I think this is the best answer. The R1 is directly connected to the device's sensors and can write out state to the shared main memory. Processing the sensor state in 12ms gives 4ms to consume the world state and draw a video frame and hit a solid 60fps.
Any lag from the position of your head/body and the eye display is going to mess with your proprioception. The worse that lag the more likely you are to get motion sickness.
60hz is great while looking at a screen but may not be enough for keeping a good illusion going while you move around space. hololens has a similar setup that renders triangles at whatever rate it can but updates the position on the display at 240hz (that is, even if the next frame of an animation is lagging, its position in space will be adjusted as you move)
imo the illusion was rock solid, extremely challenging given that the display was transparent so you had to keep up with the real backdrop moving - vision pro and all passthrough devices get to fake it but at the cost of proprioception as you said
The HoloLens was amazing and underrated among the wider internet. Like a lot of Microsoft stuff, it's regarded as a joke until Apple copies it, then suddenly everyone takes it seriously.
Nope, still a joke. Like many MS products individual pieces of tech may be incredible but the overall experience is severely lacking. So while you might say "this one aspect of the display technology is incredible!" everyone who's actually used it will reply, "yeah and if it didn't feel like looking through a postage stamp then it would have been great!"
Those 12ms affect the latency, not the framerate. The thing will definitely not render at just 60Hz as that's too low for VR, the standard is usually 90Hz or 120Hz.
If you divide 1 second by 60, you get 16ms. So to hit 60 Hz, you need to complete all processing and draw the frame within 16ms. For 120Hz, like you're claiming, all processing needs to be completed in half the time, or 8ms. And yet, Apple says the R1 takes 12 ms to process input from the sensors? You can draw your own conclusions.
You forget that the processing doesn't have to finish within the same frame. Latency is not throughput.
Not even the most expensive high-end gaming setups can finish the entire input-to-screen processing within just one frame, and yet they can easily render some games at 500Hz or more.
Nothing about end-to-end latency of the R1 tells you anything about how pipelined it might be. It very well could have multiple frames in-flight at the same time in different stages of processing.

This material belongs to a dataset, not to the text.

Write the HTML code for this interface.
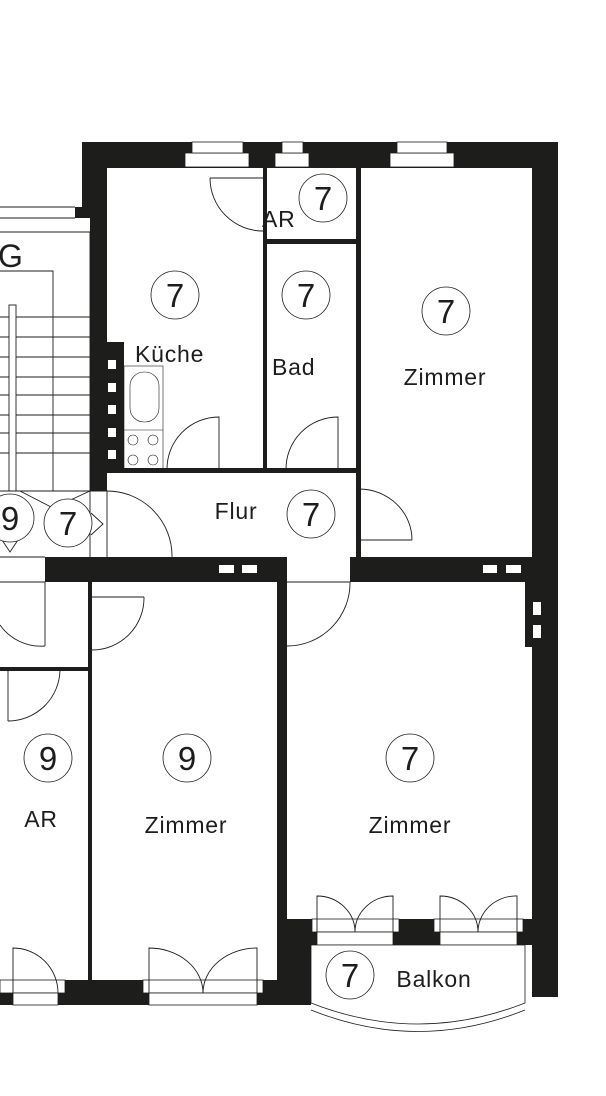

To provide a comfortable experience the frame pipeline can't be very deep. The older the frame state compared to the wearer's current proprioception the more likely they are to experience discomfort or outright motion sickness.
That's why I assume the R1 is trying to provide the render pipeline with "current" positional state and then tries to finish the drawing in the remaining 4ms (for 60fps) then the display is only going to lag the wearer's perception by 16ms which is less likely to cause discomfort.
This could be mitigated more if the objects in the VR scene are tagged with motion vectors. If the R1 state update doesn't land in time the renderer can interpolate the "current" position by applying those motion vectors to objects in the scene.
> and can write out state to the shared main memory
I think it would actually make more sense for the M1 to treat the R1 as a display that it writes final composited frames to, then the R1 integrates the output from the M1 into the rest of the scene it’s rendering from the other sensors. IE, the output of the M1 is essentially another camera input to the R1 (well, camera plus multi-channel audio).
Any lag from the position of your head/body and the eye display is going to mess with your proprioception. The worse that lag the more likely you are to get motion sickness.